08-29-2010 04:56 PM
Each reporting entity is, I agree, basically, a legal subscriber to one or more of the CRAs.
Each CRA has one uniform reporting in their contracts.
In their subscriber agreement they contractually agree to accept guidelines as outlined in the Consumer Data Industry Association's © 2009 version of the Credit Reporting Resource Guide. It is not a recommendation, it is a contract agreement.
I can only make brief quotes from the contract provisions in the credit reporting manual, due to copyright limitations:
“paid, derogatory accounts, such as collections, should be reported paid; they should not be deleted”
“data furnishers should not report subsequent deletion of an account history unless an actual error is reported. Paid derogatory accounts, such as collections, should be reported as paid; they should not be deleted.
One of the finer (and basic) points of contract law is that it is virtually impossible to have an obligation where there is, in fact, no stated obligation. A contractual agreement -- or portions thereof -- that state you should do something vs. you must do something is / are unenforceable as a matter of law in virtually every instance and are, as a result, mere recommendations. The CRAs, obviously, are well aware of this as evidenced, in part, by their use of the word must more often than not in only those instances where it would be a physical impossibility to do other that indicated. For example, "You must use only the two-digit code which signifies the consumer's state" is pretty much an obligation when the field of entry makes it physically impossible to enter anything more or less than two precise characters.
CRAs are also well aware that their subscriber contract is, except for subscriber actions precisely identified in the state penal code, a toothless tiger. CRAs have the technical ability to identify those subscribers and those instances that indicate a PFD has occurred. If there were any sanctions -- which there aren't -- that CRAs could impose, their all-too-well-known failure to do so on a continual basis has pretty much nullified their ability to ever do so should they choose.
It's sort of like someone telling you, "Joe, you should maybe brush your teeth after eating those spicy chili dogs." And if he doesn't, what are you going to do?
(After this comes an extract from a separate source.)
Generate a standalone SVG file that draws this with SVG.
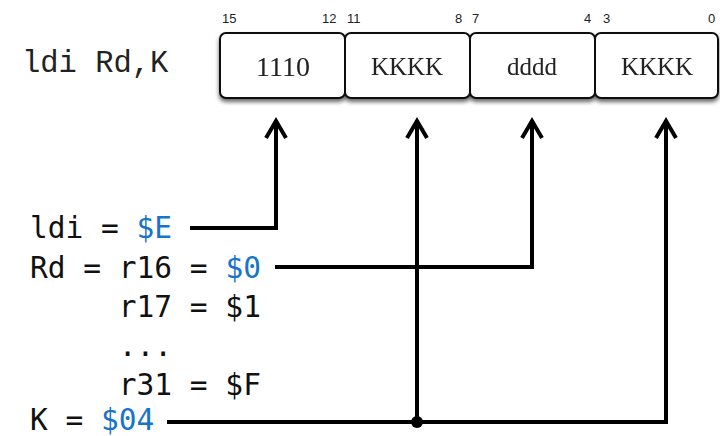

Take away his birthday?
That OCs / CRAs should not remove an accurate account history is legally nothing more than a recommendation. That it is somehow an obligation is fiction.
10-03-2012 07:13 AM - edited 10-03-2012 07:13 AM
Great post. I really appreciate the explanation between the contractual difference between should and must. I am trying to get my hands on the latest Metro 2 Format, Item E-395 Credit Reporting Resource Guide to see exactly how things are worded.
Sorry to revive and old thread but this was a very educational post.
10-03-2012 09:38 PM
This is a couple of years old. Certainly CAs seem to be doing less PFDs than ever before. Is this because of the CRAs becoming any stricter (or threatening to become) with their terms of service?